Bonno also acknowledged mid-water rigs face tighter competition for work because more deepwater-capable rigs have entered this market.
Although Transocean’s management team views these challenges as temporary, these developments aren’t good news for the company’s older and less-capable drilling rigs.
Buy the Best in the Drilling Business
When news of the Macondo oil spill first broke in April 2010, I pounded the table for shares of SeaDrill, highlighting the company’s modern fleet and limited exposure to the Gulf of Mexico.
In addition, SeaDrill’s policy of paying out the majority of its cash flow in the form of quarterly dividends made it the most shareholder-friendly firm in the space. At the height of investors’ negative sentiment toward offshore drillers, SeaDrill’s shares yielded more than 13 percent.

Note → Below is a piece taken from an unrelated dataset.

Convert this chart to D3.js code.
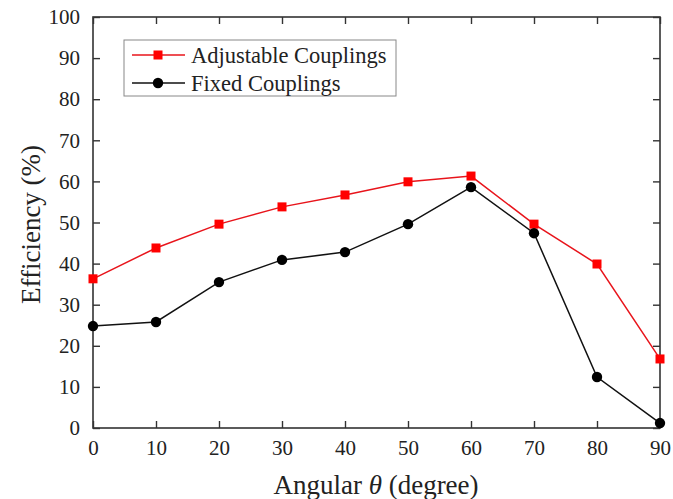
<!DOCTYPE html>
<html><head><meta charset="utf-8">
<script src="https://cdn.jsdelivr.net/npm/d3@7"></script>
<style>body{margin:0;background:#fff}svg{display:block}text{font-family:"Liberation Serif","Times New Roman",serif;fill:#222}</style>
</head><body><svg id="c" width="673" height="499"></svg>
<script>
const angles = [0,10,20,30,40,50,60,70,80,90];
const adjustable = [36.3,43.8,49.6,53.8,56.7,59.9,61.3,49.6,39.9,16.8];
const fixed = [24.8,25.8,35.5,40.9,42.8,49.6,58.6,47.4,12.4,1.2];
const xTicks = [0,10,20,30,40,50,60,70,80,90];
const yTicks = [0,10,20,30,40,50,60,70,80,90,100];
const seriesNames = ["Adjustable Couplings","Fixed Couplings"];

const svg = d3.select("#c");
const L=93,R=660,T=17,B=428;
const x = d3.scaleLinear().domain([0,90]).range([L,R]);
const y = d3.scaleLinear().domain([0,100]).range([B,T]);
const axisColor="#333";

svg.append("rect").attr("x",L).attr("y",T).attr("width",R-L).attr("height",B-T)
  .attr("fill","none").attr("stroke",axisColor).attr("stroke-width",1.6);

function styleAxis(g){
  g.select(".domain").remove();
  g.selectAll(".tick line").attr("stroke",axisColor).attr("stroke-width",1.4);
  g.selectAll("text").style("font-size","21px").attr("fill","#222");
}
svg.append("g").attr("transform",`translate(0,${B})`)
  .call(d3.axisBottom(x).tickValues(xTicks).tickSize(-7).tickPadding(12).tickFormat(d3.format("d")))
  .call(styleAxis);
svg.append("g").attr("transform",`translate(0,${T})`)
  .call(d3.axisTop(x).tickValues(xTicks).tickSize(-7).tickFormat(""))
  .call(styleAxis);
svg.append("g").attr("transform",`translate(${L},0)`)
  .call(d3.axisLeft(y).tickValues(yTicks).tickSize(-7).tickPadding(13).tickFormat(d3.format("d")))
  .call(styleAxis);
svg.append("g").attr("transform",`translate(${R},0)`)
  .call(d3.axisRight(y).tickValues(yTicks).tickSize(-7).tickFormat(""))
  .call(styleAxis);

const line = d3.line().x((d,i)=>x(angles[i])).y(d=>y(d));
const red="#e8141b", blk="#111";
svg.append("path").datum(adjustable).attr("d",line).attr("fill","none").attr("stroke",red).attr("stroke-width",1.5);
svg.append("path").datum(fixed).attr("d",line).attr("fill","none").attr("stroke",blk).attr("stroke-width",1.5);
const s=9;
svg.selectAll(".sq").data(adjustable).enter().append("rect")
  .attr("x",(d,i)=>x(angles[i])-s/2).attr("y",d=>y(d)-s/2).attr("width",s).attr("height",s).attr("fill","#f00");
svg.selectAll(".ci").data(fixed).enter().append("circle")
  .attr("cx",(d,i)=>x(angles[i])).attr("cy",d=>y(d)).attr("r",5.2).attr("fill","#000");

const lg = svg.append("g");
lg.append("rect").attr("x",124).attr("y",40).attr("width",272).attr("height",56)
  .attr("fill","#fff").attr("stroke","#888").attr("stroke-width",1);
const rows=[55,83];
[0,1].forEach(i=>{
  const c = i===0?red:blk;
  lg.append("line").attr("x1",132).attr("x2",185).attr("y1",rows[i]).attr("y2",rows[i]).attr("stroke",c).attr("stroke-width",1.5);
  if(i===0) lg.append("rect").attr("x",158-s/2).attr("y",rows[i]-s/2).attr("width",s).attr("height",s).attr("fill","#f00");
  else lg.append("circle").attr("cx",158).attr("cy",rows[i]).attr("r",5.2).attr("fill","#000");
  lg.append("text").attr("x",191).attr("y",rows[i]).attr("dy","0.35em").style("font-size","22.5px").text(seriesNames[i]);
});

svg.append("text").attr("x",376).attr("y",494).attr("text-anchor","middle").style("font-size","27px")
  .html('Angular <tspan font-style="italic">θ</tspan> (degree)');
svg.append("text").attr("transform",`translate(40,${(T+B)/2+2}) rotate(-90)`).attr("text-anchor","middle").style("font-size","27px")
  .text("Efficiency (%)");
</script></body></html>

The company also wins points for its forward-thinking management team. SeaDrill was the first contract driller to spin off some of its assets in an MLP, Seadrill Partners LP (NYSE: SDLP). Units of the publicly traded partnership have performed well since its initial public offering, returning over 42 percent since the close on its first day of trading. By selling assets to the MLP, SeaDrill enjoys a ready source of capital to fund further growth.
SeaDrill’s stock has outperformed its peers handily since April 2010. The company also sports the highest valuation in the group, with an enterprise value to EBITDA (earnings before interest, taxation, depreciation and amortization) ratio of almost 13. The firm’s four largest competitors have an average multiple of less than 8.
Although SeaDrill’s modern fleet and shareholder-friendly policies warrant a premium valuation, the stock looks overbought at current levels; investors sitting on big gains may want to consider taking some of their profits off the table. At the very least, investors should wait for the stock to pull back to about $40.00 per share before allocating more capital to this name.